Each day Matthew and Zach study Thai in the mornings while Megan and I juggle our parental duties with errands, meal prep, emails, Thai homework, and other life tasks. Us girls then bring the kids with us to school to meet up with the Dads. Megan and I then study Thai until 4pm. Meanwhile the Dads bring the littles home, feed them lunch, try to do homework, admin, and Imagine Thailand work before the big kids need to be picked up from school. Then it’s the after school routine and cooking dinner for the family. Megan and I return home after 5pm in time for dinner. This followed by showers, stories and bed – for the kids, not the adults. Then it’s the cleaning, prepping for the next day, and in the stillness of our evening, we sit down to study more Thai.

It’s a Glamorous Life!

The above scenario could be transplanted into any country on earth. It’s pretty typical. I think that’s where I was so wrong all those years ago. I thought Global Workers had super powers! The reality is I didn’t really think about what life looked like beyond the one or two stories they shared. I didn’t think about the kids they had that needed to get to school, that got sick, that needed help learning to read. I didn’t think about their house that needed cleaning or the groceries that needed to be bought (granted, we do get to haggle for a better price in the market).

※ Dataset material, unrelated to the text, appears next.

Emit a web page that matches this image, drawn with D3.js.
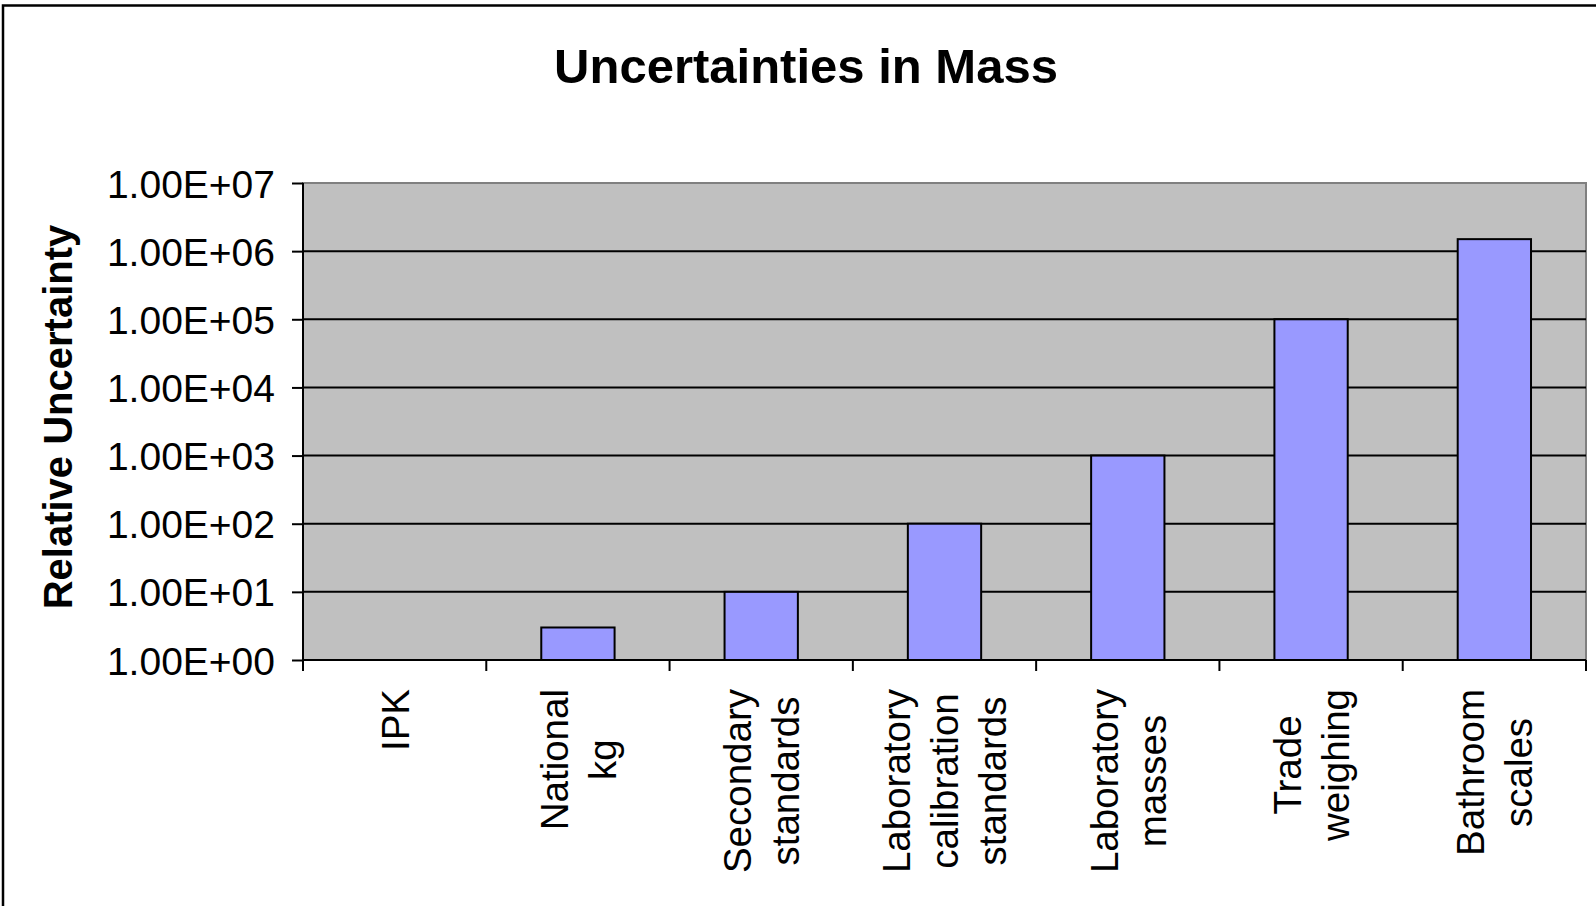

So while there is nothing overly glamorous about what life looks on the daily, there are some very special relationships being developed. And that’s what its all about- our neighbours, the security guard, our classmates at school, the parents of our kids’ school friends. Those people are the reason I’m here, living out my “normal” life in a context very different from the one I grew up in.

Life won’t always look this way. Language study will come to an end and we’ll turn our entire focus towards the work of Imagine Thailand. This is a season, but that too is true of life anywhere. Just as you’ve learned the rhythms of one season, along comes another. It is a glamorous life we lead, but it’s no more glamorous than most.